Separate chaining

Separate Chaining

Separate chaining is a method used in computer science to resolve hash table collisions. It is one of the most common techniques employed to handle situations where multiple keys hash to the same index in a hash table. This article delves into the intricacies of separate chaining, exploring its implementation, performance, advantages, and disadvantages.

Overview

In a hash table, a hash function maps keys to indices in an array. Ideally, each key maps to a unique index, but in practice, collisions occur when multiple keys hash to the same index. Separate chaining addresses this issue by maintaining a list of all elements that hash to the same index.

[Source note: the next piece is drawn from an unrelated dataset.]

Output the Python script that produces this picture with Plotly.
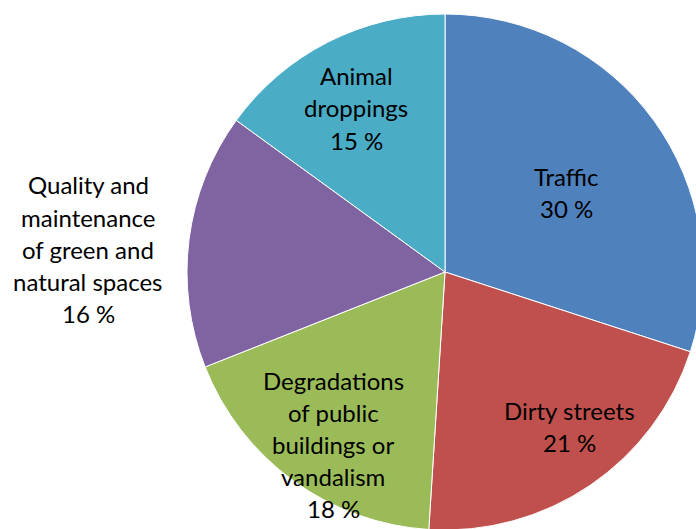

Each element in the hash table array points to the head of a linked list that contains all the keys that hash to that index.

Implementation

The implementation of separate chaining involves several key components:

**Hash Function**: A function that maps keys to indices in the hash table.
**Array of Pointers**: An array where each element points to the head of a linked list.
**Linked Lists**: Each linked list contains all the keys that hash to the same index.

Hash Function

The choice of the hash function is critical for the performance of the hash table. A good hash function distributes keys uniformly across the array, minimizing the number of collisions. Common hash functions include division method, multiplication method, and universal hashing.

Array of Pointers

The array of pointers is the primary structure of the hash table. Each element in the array points to the head of a linked list. If no keys hash to a particular index, the array element points to `NULL`.

Linked Lists

Each linked list contains nodes, where each node stores a key-value pair and a pointer to the next node. When a new key is inserted, it is added to the beginning of the linked list at the appropriate index.

Performance

The performance of separate chaining depends on several factors, including the quality of the hash function, the load factor, and the average length of the linked lists.

Time Complexity

**Insertion**: O(1) on average, assuming a good hash function and a low load factor.
**Search**: O(1) on average, but O(n) in the worst case if all keys hash to the same index.
**Deletion**: O(1) on average, similar to insertion and search.

Load Factor

The load factor (λ) is defined as the ratio of the number of keys (n) to the number of slots in the hash table (m): λ = n/m. A lower load factor reduces the average length of the linked lists, improving performance.

Advantages

**Simplicity**: Separate chaining is straightforward to implement.
**Flexibility**: The hash table can handle an arbitrary number of keys without resizing.
**Performance**: With a good hash function, separate chaining provides constant-time operations on average.

Disadvantages

**Memory Overhead**: Separate chaining requires additional memory for the pointers in the linked lists.
**Cache Performance**: The linked lists may lead to poor cache performance due to non-contiguous memory access.
**Worst-Case Performance**: In the worst case, where all keys hash to the same index, the performance degrades to O(n).

Variations

Several variations of separate chaining exist to address its limitations:

**Self-Adjusting Lists**: Techniques like move-to-front heuristic can improve the performance of search operations.
**Balanced Trees**: Using balanced trees instead of linked lists can improve the worst-case performance.
**Dynamic Resizing**: Dynamically resizing the hash table and rehashing the keys can maintain a low load factor.

Applications

Separate chaining is widely used in various applications, including:

**Symbol Tables**: In compilers and interpreters, symbol tables use hash tables with separate chaining to manage identifiers.
**Databases**: Hash tables with separate chaining are used in databases for indexing and quick lookups.
**Caches**: Caching systems use hash tables to store and retrieve data efficiently.